Venticinquenne (ma il regista è del 1993) e studente di architettura, Dario si trova a trascorrere i solitaria l’estate romana dopo la partenza dei genitori (Valerio Mastandrea e Valeria Milillo) per le vacanze. Accomodato nell’adolescenza infinita, con gli amici di sempre al suo fianco e una ragazza dei sogni (Martina Gatti) che ammira come un quadro ma non conosce, il protagonista di Troppo azzurro conoscerà una coetanea in ospedale (lui con le ustioni sul braccio dopo il tentativo di cucinare un pesce scongelato, lei,Alice Benvenuti, con problemi alla caviglia ) che lo invita a seguirlo a Rimini. Forse troppo per un ipocondriaco che convive col dolore dell’anima (legge L’Occhio di Nabokov) e fa collezione di occasioni mancate.

Minimale, sospeso e garbato, l’esordio di Barbagallo - perfettamente accompagnato dalle musiche dei Pop X- passa in rassegna nevrosi e stati d’animo con la forza dell’autenticità e della sincerità di tono. “Non mi fido di chi fa calcoli e vuole mettere in scena le problematiche di un target preciso, così poi si finisce per non parlare davvero a nessuno” dice il giovane regista che sta già pensando al suo prossimo film. “In fase di scrittura mi ero riproposto di non eccedere con battute e tormentoni preferendo una sceneggiatura che privilegiasse la semplicità” continua Barbagallo che poi tesse le lodi di Gianni Di Gregorio.

“Lui è stato il mio nume tutelare e ha dato un apporto impossibile da quantificare al film. Come regista lo sento vicino e per me è un esempio e come amico (Angelo Barbagallo ha prodotto tutti i suoi film ndr) mi ha rassicurato. Senza contare il corso intensivo di recitazione che è stato davvero fondamentale. Con lui c’è una sorta di fratellanza, cinematografica e di vita, e sono fiero di averlo avuto vicino in quest’opera prima”.

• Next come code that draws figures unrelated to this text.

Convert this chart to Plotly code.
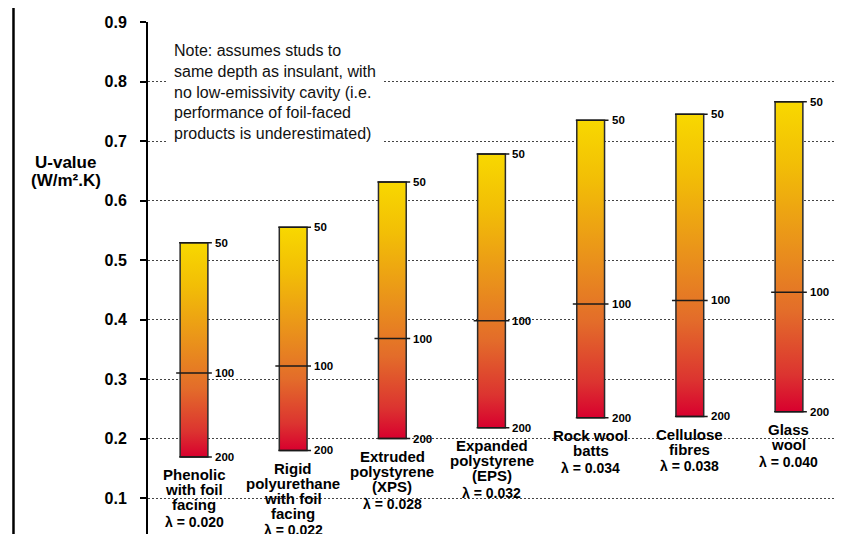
import plotly.graph_objects as go

# ---- data ----
label_lines = [
    ["Phenolic", "with foil", "facing"],
    ["Rigid", "polyurethane", "with foil", "facing"],
    ["Extruded", "polystyrene", "(XPS)"],
    ["Expanded", "polystyrene", "(EPS)"],
    ["Rock wool", "batts"],
    ["Cellulose", "fibres"],
    ["Glass", "wool"],
]
lambdas = ["0.020", "0.022", "0.028", "0.032", "0.034", "0.038", "0.040"]
u_50mm = [0.529, 0.555, 0.631, 0.678, 0.735, 0.745, 0.766]
u_100mm = [0.310, 0.322, 0.368, 0.398, 0.426, 0.432, 0.446]
u_200mm = [0.169, 0.180, 0.200, 0.218, 0.235, 0.237, 0.245]
thickness_labels = ["50", "100", "200"]
y_ticks = [0.1, 0.2, 0.3, 0.4, 0.5, 0.6, 0.7, 0.8, 0.9]
note_text = ("Note: assumes studs to<br>same depth as insulant, with<br>"
             "no low-emissivity cavity (i.e.<br>performance of foil-faced<br>"
             "products is underestimated)")

FONT = "Liberation Sans, Arial, Helvetica, sans-serif"
colorscale = [[0.0, "#D8002E"], [0.12, "#DC3430"], [0.32, "#E36C2A"],
              [0.55, "#EA941A"], [0.8, "#F2BE06"], [1.0, "#F8D800"]]

fig = go.Figure()
half = 0.14
n = len(u_50mm)
xs_idx = list(range(n))

for i in xs_idx:
    fig.add_trace(go.Scatter(
        x=[i - half, i + half, i + half, i - half, i - half],
        y=[u_200mm[i], u_200mm[i], u_50mm[i], u_50mm[i], u_200mm[i]],
        mode="lines", fill="toself",
        fillgradient=dict(type="vertical", colorscale=colorscale),
        line=dict(color="#2b2b2b", width=1.5),
        hoverinfo="skip", showlegend=False, cliponaxis=False))

# thickness marker lines
tx, ty = [], []
for i in xs_idx:
    for v, left in ((u_50mm[i], 0.15), (u_100mm[i], 0.18), (u_200mm[i], 0.15)):
        tx += [i - left, i + 0.18, None]
        ty += [v, v, None]
fig.add_trace(go.Scatter(x=tx, y=ty, mode="lines",
                         line=dict(color="#1a1a1a", width=1.5),
                         hoverinfo="skip", showlegend=False, cliponaxis=False))

annotations = []
for i in xs_idx:
    for v, t in zip((u_50mm[i], u_100mm[i], u_200mm[i]), thickness_labels):
        annotations.append(dict(x=i + 0.19, y=v, text=t, showarrow=False,
                                xanchor="left", yanchor="middle",
                                font=dict(family=FONT, size=11.5, color="black", weight="bold")))
    lines = label_lines[i]
    for k, line in enumerate(lines):
        annotations.append(dict(x=i, y=u_200mm[i], text=line, showarrow=False,
                                xanchor="center", yanchor="middle", yshift=-(18 + 15 * k),
                                font=dict(family=FONT, size=15, color="black", weight="bold")))
    annotations.append(dict(x=i, y=u_200mm[i], text="λ = " + lambdas[i], showarrow=False,
                            xanchor="center", yanchor="middle",
                            yshift=-(18 + 15 * (len(lines) - 1) + 17),
                            font=dict(family=FONT, size=14, color="black", weight="bold")))

# y-axis title
annotations.append(dict(xref="paper", yref="paper", x=-0.1194, y=1 - (162 - 22) / 512,
                        text="U-value", showarrow=False, xanchor="center", yanchor="middle",
                        font=dict(family=FONT, size=17, color="black", weight="bold")))
annotations.append(dict(xref="paper", yref="paper", x=-0.1194, y=1 - (180 - 22) / 512,
                        text="(W/m².K)", showarrow=False, xanchor="center", yanchor="middle",
                        font=dict(family=FONT, size=17, color="black", weight="bold")))
# note
annotations.append(dict(xref="paper", yref="paper", x=0.0277, y=0.975,
                        text=note_text, showarrow=False, xanchor="left", yanchor="top",
                        align="left", bgcolor="white", borderpad=6,
                        font=dict(family=FONT, size=16, color="#111111")))

shapes = [
    dict(type="line", xref="paper", yref="paper", x0=-0.1958, x1=-0.1958, y0=-0.02, y1=1.06,
         line=dict(color="black", width=2.5)),
    dict(type="line", xref="paper", yref="paper", x0=1.0226, x1=1.0226, y0=-0.02, y1=1.06,
         line=dict(color="black", width=2.5)),
]

# the page body adds an 8px offset, so the figure is 8px smaller in each direction
fig.update_layout(
    width=845, height=526,
    margin=dict(l=140, r=18, t=14, b=0),
    paper_bgcolor="white", plot_bgcolor="white",
    xaxis=dict(visible=False, range=[-0.464, 6.464], fixedrange=True),
    yaxis=dict(range=[0.0395, 0.9], tickvals=y_ticks, tickformat=".1f",
               showgrid=True, gridcolor="#444444", gridwidth=1, griddash="2px,2px",
               zeroline=False, showline=True, linecolor="black", linewidth=2,
               ticks="outside", ticklen=6, tickwidth=1.5, tickcolor="black",
               ticklabelstandoff=10,
               tickfont=dict(family=FONT, size=16, color="black", weight="bold")),
    annotations=annotations, shapes=shapes,
    showlegend=False,
)

fig.write_html("out.html")
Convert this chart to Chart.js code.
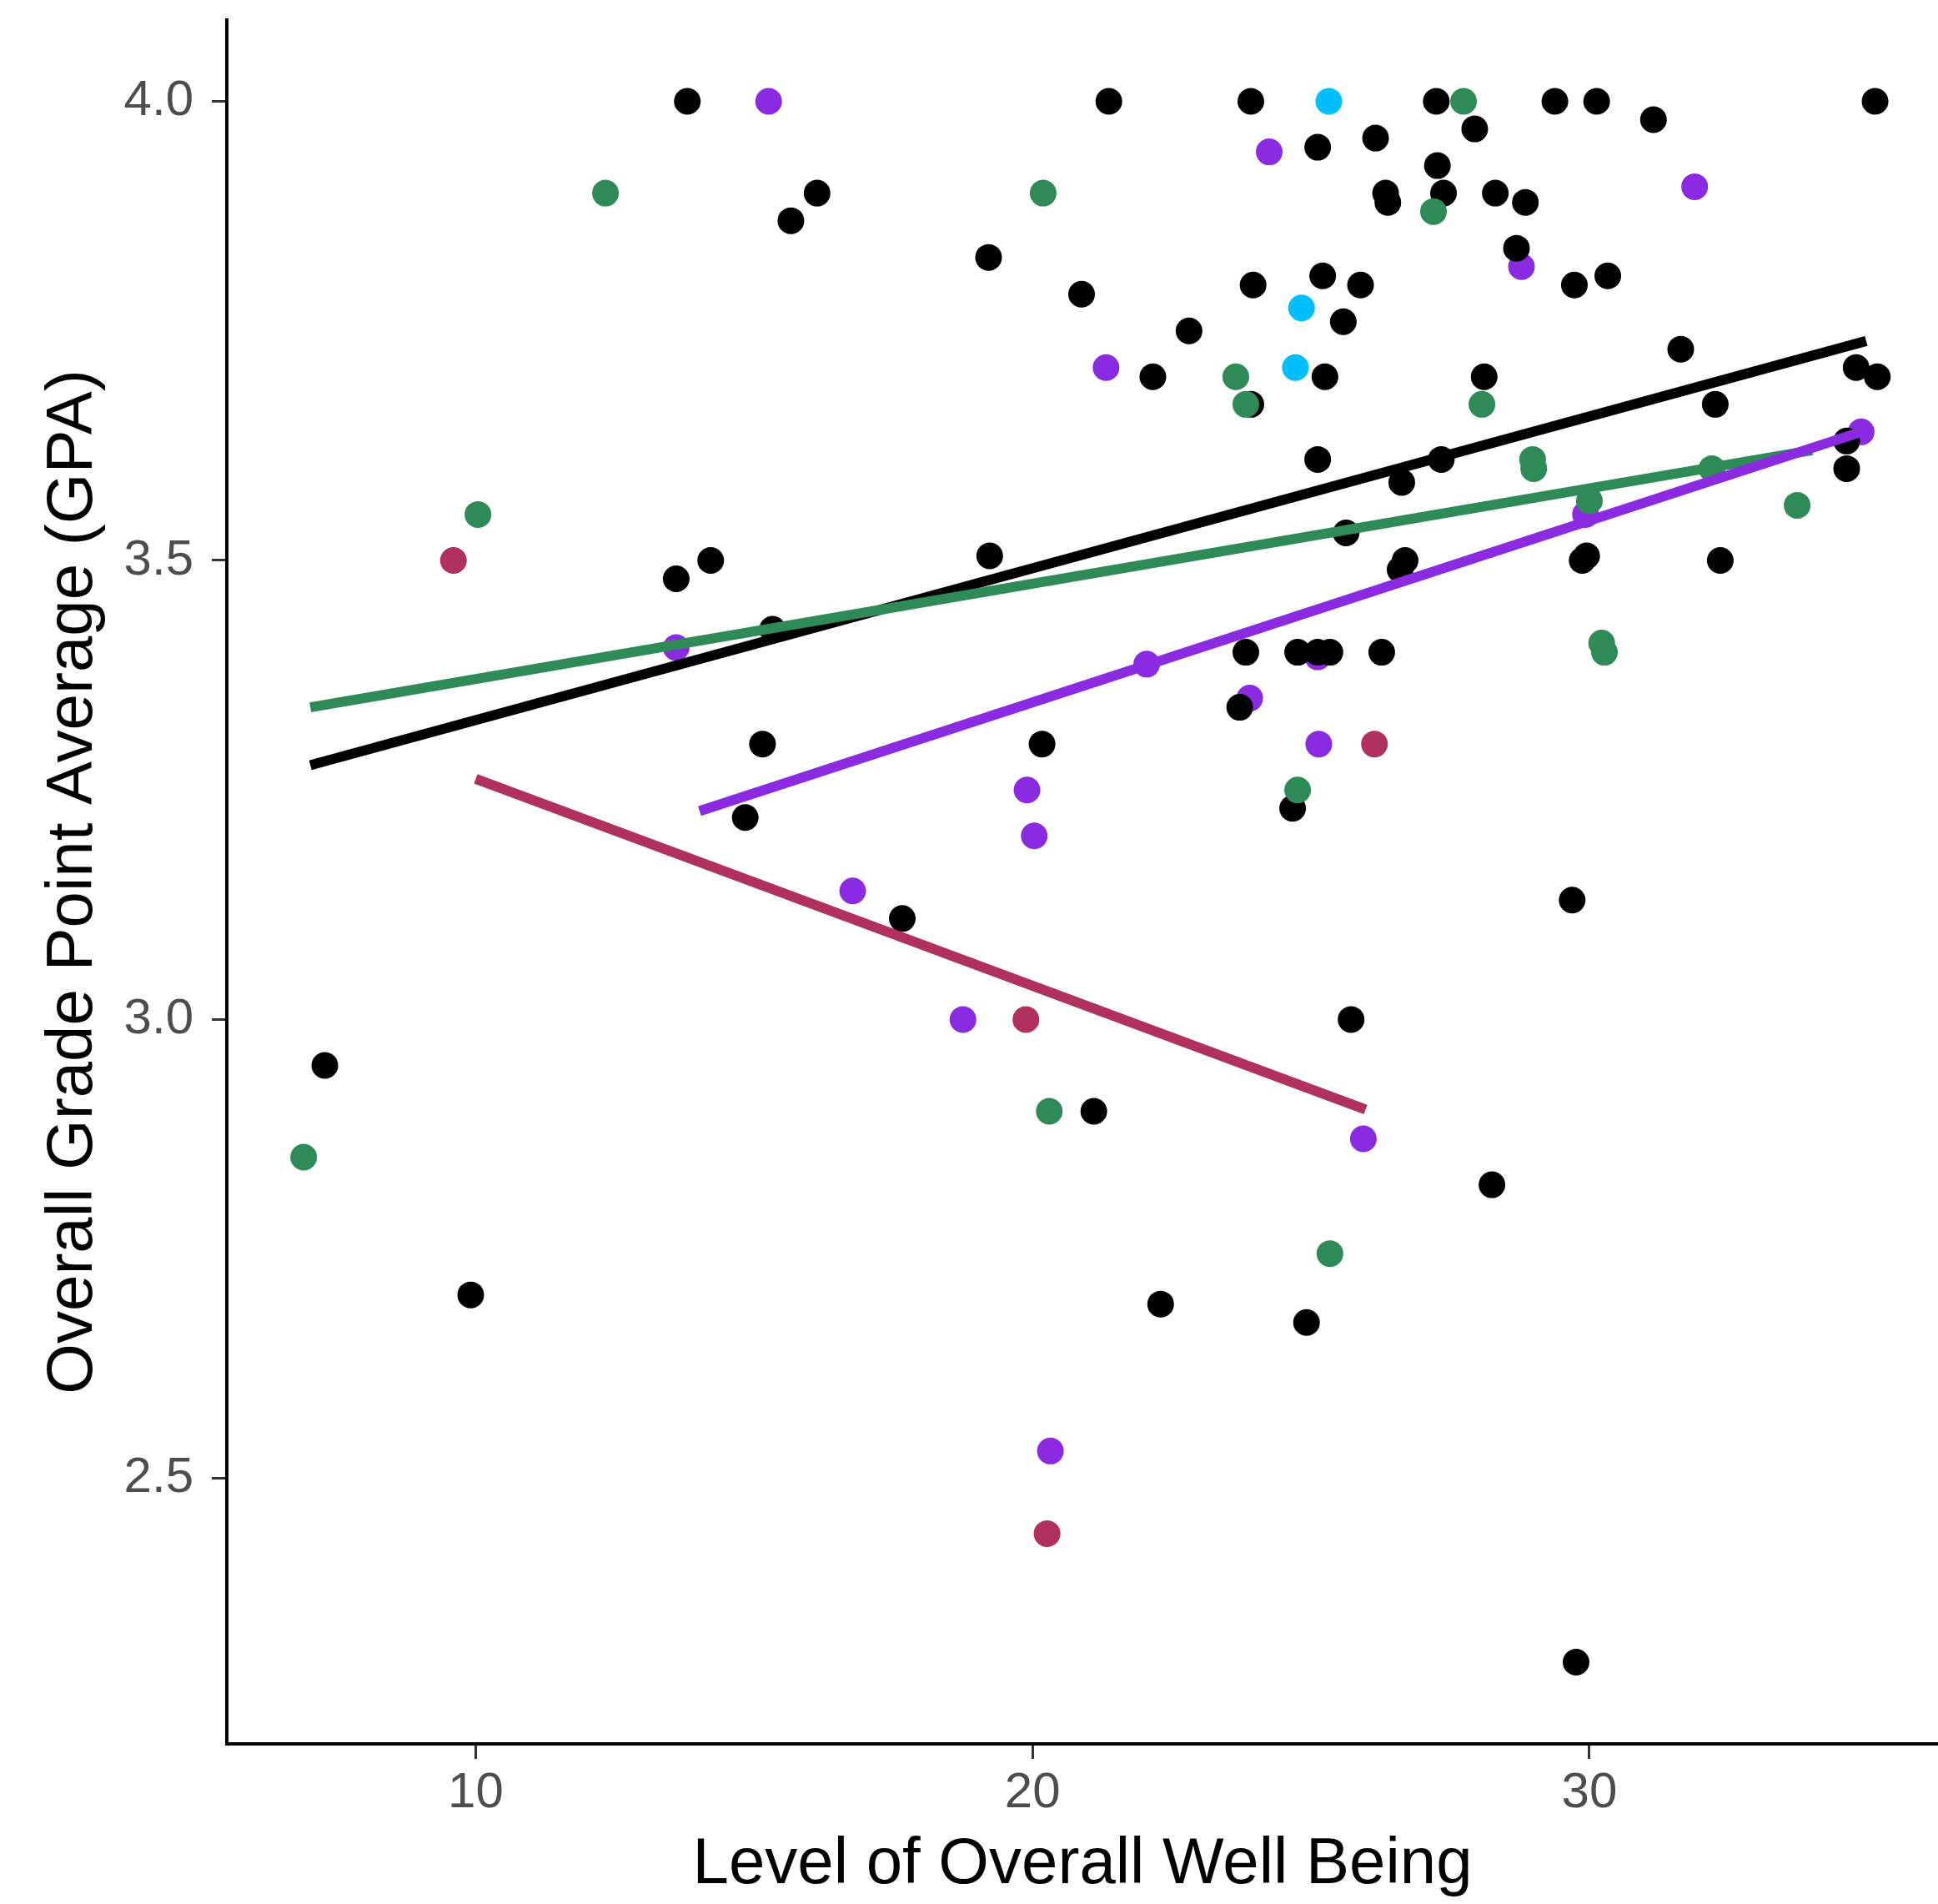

Nel film si dice che la felicità consiste nell’osservare e si lodano le rovine rassicuranti. Inusuale per un giovane come te. “Dall’asilo mi dicono che sono un giovane vecchio” scherza Barbagallo “e forse quando invecchierò scoprirò la gioventù. I social non mi piacciono e non fanno bene alle persone. Quando ero alle medie è cominciato il fenomeno Facebook ma il meccanismo di mettere in vendita una parte di se non fa per me. Non voglio fare pubblicità con la mia vita”.

In sala dal 9 maggio 2024 distribuito da Vision e prodotto da Elsinore Film, Wildside e Vision Distribution col contributo del Ministero della Cultura.